Londra, 25 giu – Don’t Go Away. Questo il grido dell’Unione Europea rivolto alla perfida Albione, sulle note degli Oasis. Ed invece l’Inghilterra saluta la compagnia, Brexit docet, dei palazzi di cristallo con sommo gaudio di Nigel Farage e Boris Johnson. Ma anche di Sol Campbell, ex difensore dell’Arsenal, che guardando alla Premier dice: “Penso all’altra faccia della medaglia: un minor numero di stranieri favorirà i giovani calciatori inglesi. Guardate le cifre: il numero dei calciatori selezionabili per la nazionale è bassissimo, il più scarso in assoluto tra le grandi nazioni del football”.

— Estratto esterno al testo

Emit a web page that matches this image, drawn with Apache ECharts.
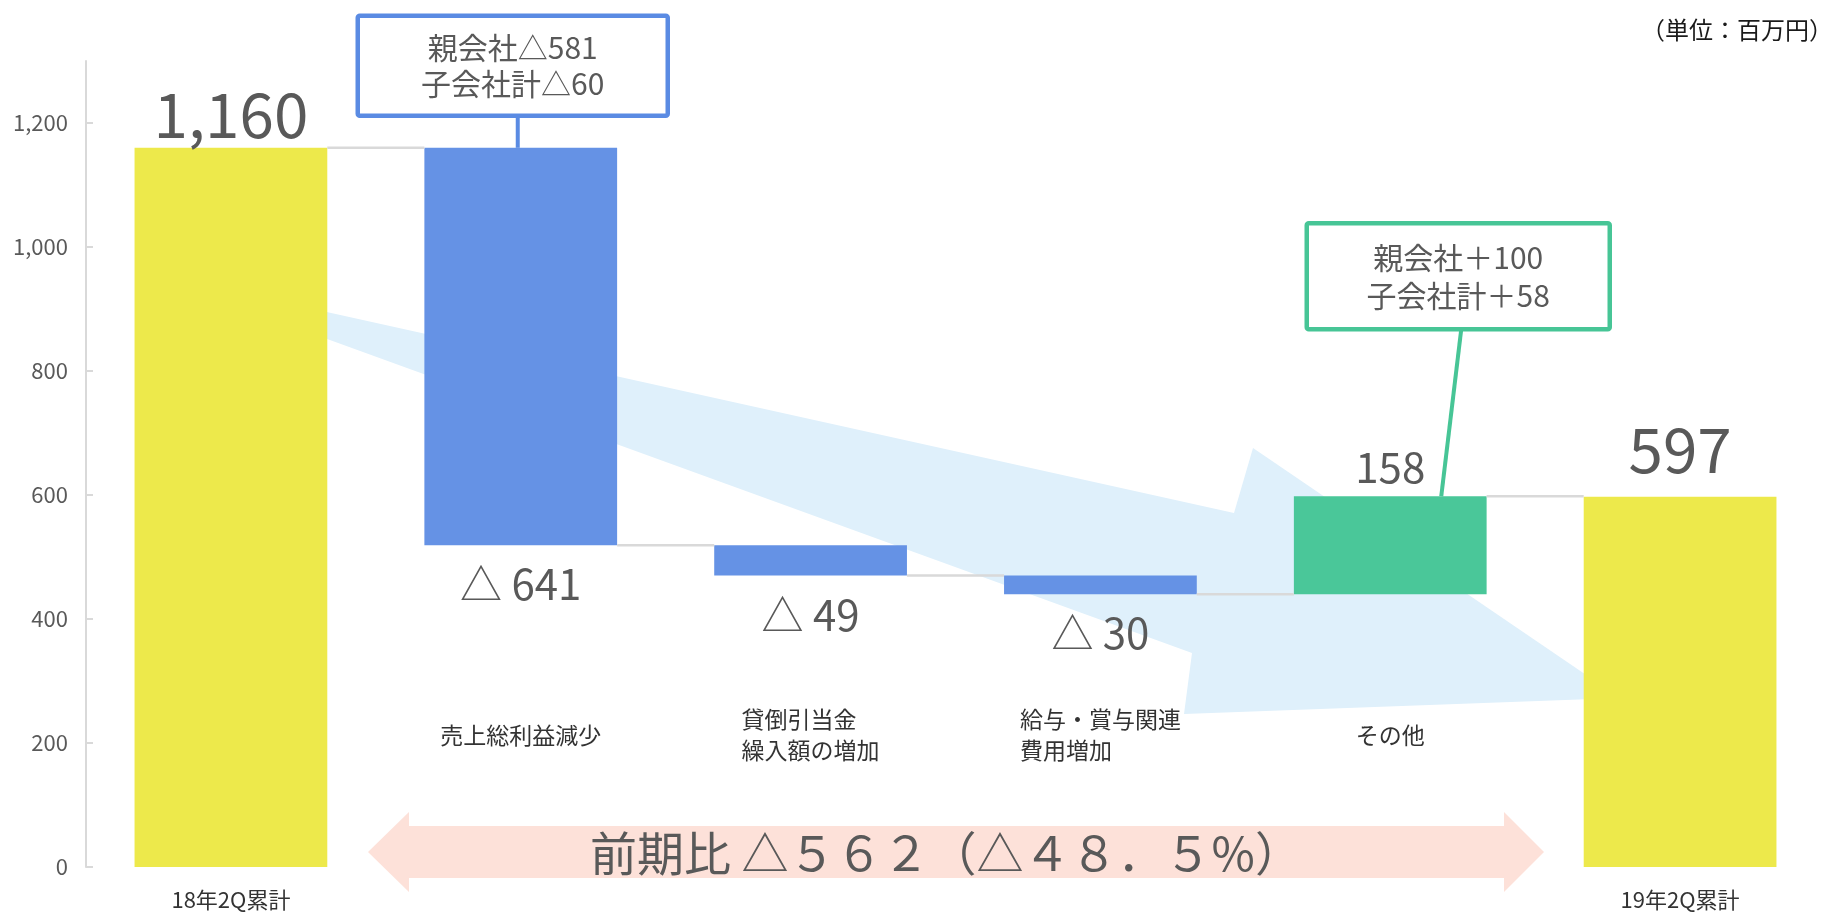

Si sta parlando parecchio di Premier League in questi minuti, accarezzando la svalutazione della Sterlina e strappandosi i capelli pensando ad un passato smaterializzato, in una sorta di sliding doors con il torcicollo, salutando talenti come Cesc Fabregas, Cristiano Ronaldo, Eric Cantona e gli attuali Dimitri Payet e N’golo Kanté. I media assieme all’amministratore delegato del massimo campionato d’oltremanica, Richard Scudamore, diventano vittime del giogo dell’articolo 19 della Fifa, quello che vieta i trasferimenti internazionali di giocatori con età inferiore ai 18 anni. Nel terzomondismo, dalla banlieue alla City, del pallone internazionale un tackle da dietro, a piedi uniti, alla Vinnie Jones.
Sui rettangoli verdi della Premier sono 388 su 595 – pari al 65,2% – i giocatori stranieri che calcano i prati, ovviamente primatisti in questa classifica tra i campionati del Vecchio Continente, ed il voto leave di giovedì ha scosso il presidente del West Ham, Karren Brady, rammaricandosi del mancato “libero accesso ai talenti europei che svantaggerebbe i club britannici rispetto a quelli continentali”. Dopo la conta dei calciatori, lo sguardo cade sul giro d’affari, vero motore di ogni azione uguale e contraria. La sorella della serie A parla chiaro, ogni anno contribuisce al Pil inglese con una cifra che si aggira attorno ai 3,4 miliardi di sterline, fornendo in tasse allo Stato 2,4 miliardi. Inoltre, l’accordo triennale – 2016-2019 – che riguarda le pay-tv farà cadere su Londra più di 5 miliardi di sterline, un pioggia con cui si bagneranno solo i volti “silvani” del football global.
A fronte delle cifre i padri del pallone possono benedire la Brexit, facendo professione di non far caso alla disperazione razionale dei mercati, perché nella follia dell’esterofilia a tutti i costi i sudditi della Regina Elisabetta possono tornare a rivestirsi di gloria. A partire dal campione d’acciaio Jamie Vardy, l’operaio divenuto d’oro dopo il titolo conquistato con il Leicester di Claudio Ranieri, impossessatosi delle luci della ribalta a 29 anni memore di una carriera passata nel polverone della categorie inferiori. La generazione Rooney, fino a ieri restava alla finestra perdendosi nell’apatia di quella targata Sterling, ora spera in un ritorno alle origini firmato british che riporta alla mente gli Alan Shearer, i Paul Gascoigne, i Gary Lineker, i Kevin Keegan e i Bobby Moore salutando – ma anche no visto che qualche scorciatoia la troveranno, troppo grande per fallire il progetto globale Premier – la corrente irreversibile del mondo obbligato a chinarsi al “nuovo” che avanza.